The first week of a new month features the US jobs data. It is the most important economic report of a new month. It sets the broad tone for much of the economic data over the next several weeks, including consumption, industrial production, and construction spending.
However, there are two reasons why it may not pack the punch it has in the past. First, the bar to dissuade the market against a 25 bp rate hike on September 26 is very high. The market has discounted about a 95% chance of a hike, up from about 82% at the end of July. The January 2019 fed funds futures contract, the contract that offers the best insight into the year-end rate expectations, was virtually unchanged in August, discounting a little less than a 2/3 chance of a December hike.
Second, there are larger more powerful forces at work. Trade tensions are set to rise. The public comment period for the new tariff that the Trump Administration wants to levy on $200 billion of imports from China ends on September 6. The US President has made it clear that he intends to move forward as China has not signaled its willingness to change its behavior. China has responded by announcing that it will retaliate with tariffs on $60 billion of its imports from the US. Even if the tariffs are not implemented immediately, it will cast a pall over the investment climate.
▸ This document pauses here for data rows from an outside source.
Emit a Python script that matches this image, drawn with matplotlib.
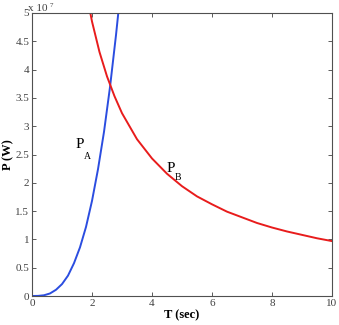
import matplotlib.pyplot as plt
import numpy as np

# values, P in units of 1e7 W
t_a = [0, 0.2, 0.4, 0.6, 0.8, 1.0, 1.2, 1.4, 1.6, 1.8, 2.0, 2.2, 2.4, 2.6, 2.8, 2.9]
p_a = [0, 0.002, 0.013, 0.045, 0.11, 0.21, 0.36, 0.58, 0.86, 1.22, 1.68, 2.24, 2.90, 3.69, 4.61, 5.12]

t_b = [1.8, 2.0, 2.25, 2.5, 2.75, 3.0, 3.5, 4.0, 4.5, 5.0, 5.5, 6.0, 6.5, 7.0, 7.5, 8.0, 8.5, 9.0, 9.5, 10.0]
p_b = [5.39, 4.85, 4.31, 3.88, 3.53, 3.23, 2.77, 2.43, 2.16, 1.94, 1.76, 1.62, 1.49, 1.39, 1.29, 1.21, 1.14, 1.08, 1.02, 0.97]

x_ticks = [0, 2, 4, 6, 8, 10]
y_ticks = [0, 0.5, 1, 1.5, 2, 2.5, 3, 3.5, 4, 4.5, 5]
y_labels = ['0', '0.5', '1', '1.5', '2', '2.5', '3', '3.5', '4', '4.5', '5']

fig = plt.figure(figsize=(3.39, 3.25), dpi=100)
ax = fig.add_axes([32 / 339, 29 / 325, 300 / 339, 283 / 325])

ax.plot(t_a, p_a, color='#2b4de0', linewidth=1.4)
ax.plot(t_b, p_b, color='#e81c1c', linewidth=1.4)

ax.set_xlim(0, 10)
ax.set_ylim(0, 5)
ax.set_xticks(x_ticks)
ax.set_yticks(y_ticks)
ax.set_yticklabels(y_labels)
for lab in ax.get_xticklabels() + ax.get_yticklabels():
    lab.set_fontfamily('Liberation Serif')
    lab.set_fontsize(8)
    lab.set_color('#404040')
ax.tick_params(direction='in', length=3, width=0.6, top=True, right=True,
               color='#404040', pad=2)
for s in ax.spines.values():
    s.set_color('#505050')
    s.set_linewidth(0.8)

ax.set_xlabel('T (sec)', fontfamily='Liberation Serif', fontweight='bold',
              fontsize=9, labelpad=1)
ax.set_ylabel('P (W)', fontfamily='Liberation Serif', fontweight='bold',
              fontsize=9, labelpad=1)

ax.text(1.6, 2.67, 'P', fontfamily='Liberation Serif', fontsize=11,
        ha='center', va='center')
ax.text(1.85, 2.47, 'A', fontfamily='Liberation Serif', fontsize=7,
        ha='center', va='center')
ax.text(4.62, 2.26, 'P', fontfamily='Liberation Serif', fontsize=11,
        ha='center', va='center')
ax.text(4.88, 2.1, 'B', fontfamily='Liberation Serif', fontsize=7,
        ha='center', va='center')

fig.text(28 / 339, 1 - 11 / 325, 'x 10', fontfamily='Liberation Serif',
         fontsize=8, color='#404040', va='baseline')
fig.text(50 / 339, 1 - 7 / 325, '7', fontfamily='Liberation Serif',
         fontsize=5, color='#404040', va='baseline')

fig.savefig('out.png', dpi=100)
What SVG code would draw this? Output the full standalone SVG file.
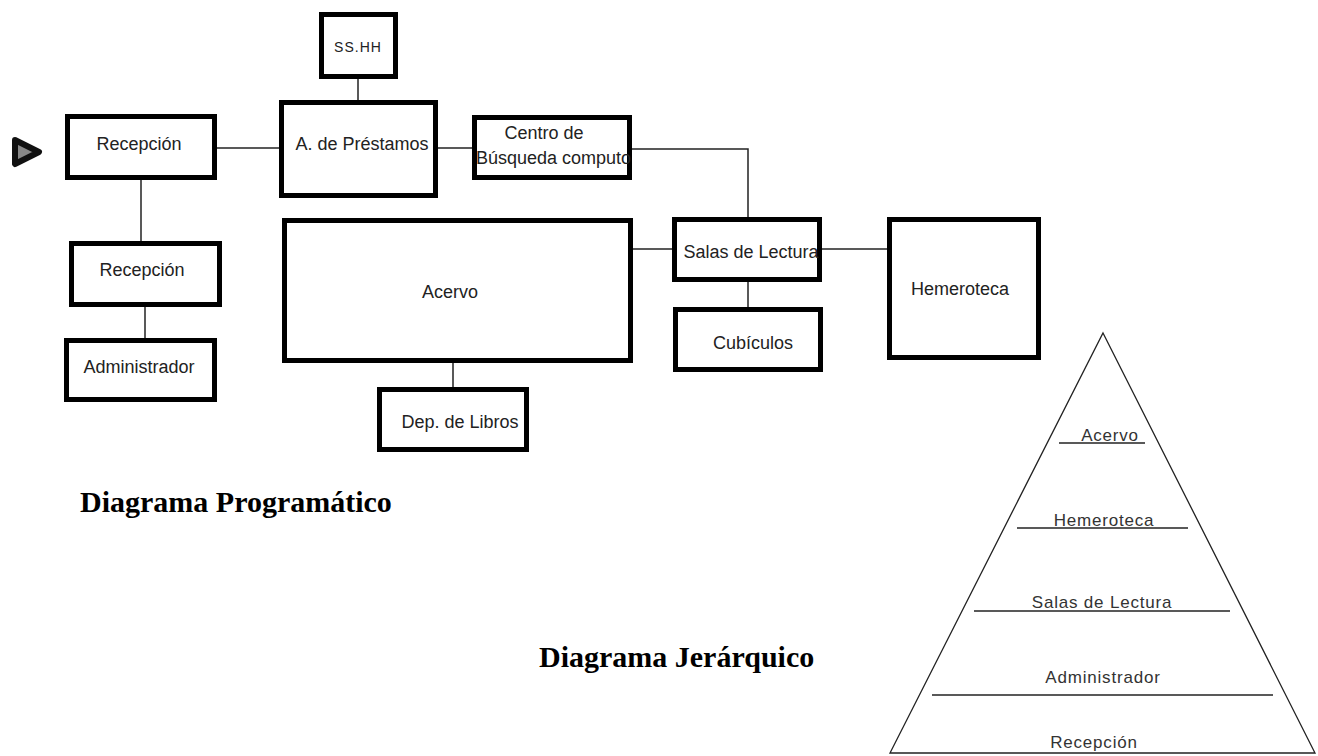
<svg xmlns="http://www.w3.org/2000/svg" width="1318" height="756" viewBox="0 0 1318 756">
<style>
.box{fill:#fff;stroke:#000;stroke-width:5}
.lbl{font-family:"Liberation Sans",Arial,sans-serif;font-size:18px;fill:#222;text-anchor:middle}
.conn{stroke:#222;stroke-width:1.5;fill:none}
.pyr{font-family:"Liberation Sans",Arial,sans-serif;font-size:17px;fill:#333;text-anchor:middle;letter-spacing:0.8px}
.pline{stroke:#222;stroke-width:1.5}
.title{font-family:"Liberation Serif","Times New Roman",serif;font-weight:bold;font-size:30px;fill:#000}
</style>
<rect width="1318" height="756" fill="#fff"/>
<g id="connectors">
<line class="conn" x1="358" y1="79" x2="358" y2="100"/>
<line class="conn" x1="217" y1="148" x2="279" y2="148"/>
<line class="conn" x1="438" y1="148" x2="472" y2="148"/>
<polyline class="conn" points="632,149 748,149 748,217"/>
<line class="conn" x1="141" y1="180" x2="141" y2="241"/>
<line class="conn" x1="145" y1="307" x2="145" y2="338"/>
<line class="conn" x1="453" y1="363" x2="453" y2="387"/>
<line class="conn" x1="633" y1="249" x2="672" y2="249"/>
<line class="conn" x1="748" y1="282" x2="748" y2="307"/>
<line class="conn" x1="822" y1="249" x2="887" y2="249"/>
</g>
<g id="entry">
<path d="M15,140 L39,152 L15,164 Z" fill="#888" stroke="#111" stroke-width="6" stroke-linejoin="round"/>
</g>
<g id="ssHH">
<rect class="box" x="321.5" y="14.5" width="74" height="62"/>
<text class="lbl" x="358" y="52" style="font-size:14px;letter-spacing:1px">SS.HH</text>
</g>
<g id="prestamos">
<rect class="box" x="281.5" y="102.5" width="154" height="93"/>
<text class="lbl" x="362" y="150">A. de Préstamos</text>
</g>
<g id="recepcion1">
<rect class="box" x="67.5" y="116.5" width="147" height="61"/>
<text class="lbl" x="139" y="150">Recepción</text>
</g>
<g id="centro">
<rect class="box" x="474.5" y="117.5" width="155" height="60"/>
<text class="lbl" x="544" y="139">Centro de</text>
<text class="lbl" x="476" y="164" style="text-anchor:start">Búsqueda computo</text>
</g>
<g id="recepcion2">
<rect class="box" x="71.5" y="243.5" width="148" height="61"/>
<text class="lbl" x="142" y="276">Recepción</text>
</g>
<g id="administrador">
<rect class="box" x="66.5" y="340.5" width="148" height="59"/>
<text class="lbl" x="139" y="373">Administrador</text>
</g>
<g id="acervo">
<rect class="box" x="284.5" y="220.5" width="346" height="140"/>
<text class="lbl" x="450" y="298">Acervo</text>
</g>
<g id="depLibros">
<rect class="box" x="379.5" y="389.5" width="147" height="60"/>
<text class="lbl" x="460" y="428">Dep. de Libros</text>
</g>
<g id="salas">
<rect class="box" x="674.5" y="219.5" width="145" height="60"/>
<text class="lbl" x="751" y="258">Salas de Lectura</text>
</g>
<g id="cubiculos">
<rect class="box" x="675.5" y="309.5" width="145" height="60"/>
<text class="lbl" x="753" y="349">Cubículos</text>
</g>
<g id="hemeroteca">
<rect class="box" x="889.5" y="219.5" width="149" height="138"/>
<text class="lbl" x="960" y="295">Hemeroteca</text>
</g>
<text class="title" x="80" y="512">Diagrama Programático</text>
<text class="title" x="539" y="667">Diagrama Jerárquico</text>
<g id="piramide">
<polygon points="1103,333 1315,753 890,753" fill="none" stroke="#222" stroke-width="1.3"/>
<line class="pline" x1="1059" y1="443" x2="1145" y2="443"/>
<line class="pline" x1="1017" y1="528" x2="1188" y2="528"/>
<line class="pline" x1="974" y1="611" x2="1230" y2="611"/>
<line class="pline" x1="932" y1="695" x2="1273" y2="695"/>
<text class="pyr" x="1110" y="441">Acervo</text>
<text class="pyr" x="1104" y="526">Hemeroteca</text>
<text class="pyr" x="1102" y="608">Salas de Lectura</text>
<text class="pyr" x="1103" y="683">Administrador</text>
<text class="pyr" x="1094" y="748">Recepción</text>
</g>
</svg>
Trump also indicated that he will get around to addressing Europe’s unfair trade practices too. He dismissed as insufficient Europe’s offer, according to reports, to drop all auto tariffs. Europe is chaffing under a series of actions that the US has taken over the past two years, including pulling out of the Paris Agreement, slapping its steel and aluminum with tariffs justified on national security grounds, and the unilateral withdrawal from the treaty with Iran. Trump encouraged the UK to leave the EU and has offered France “a better deal” if it left too. At the end of last week, Trump again threatened to leave the WTO, “if it does not shape up.”
Meanwhile, NAFTA negotiations were not concluded at the end of last week. Talks will resume the middle of next week. Canada appears willing to cede some market share to the US dairy industry, but it cannot accept the steel and aluminum tariffs and the weakening of the conflict resolution mechanism. However, the White House has gone ahead and notified Congress that it planned to sign a deal with Mexico in 90 days and Canada can “join if it is willing.” By informing Congress on August 31, it allows the current president of Mexico to sign the agreement before AMLO takes office on December 1.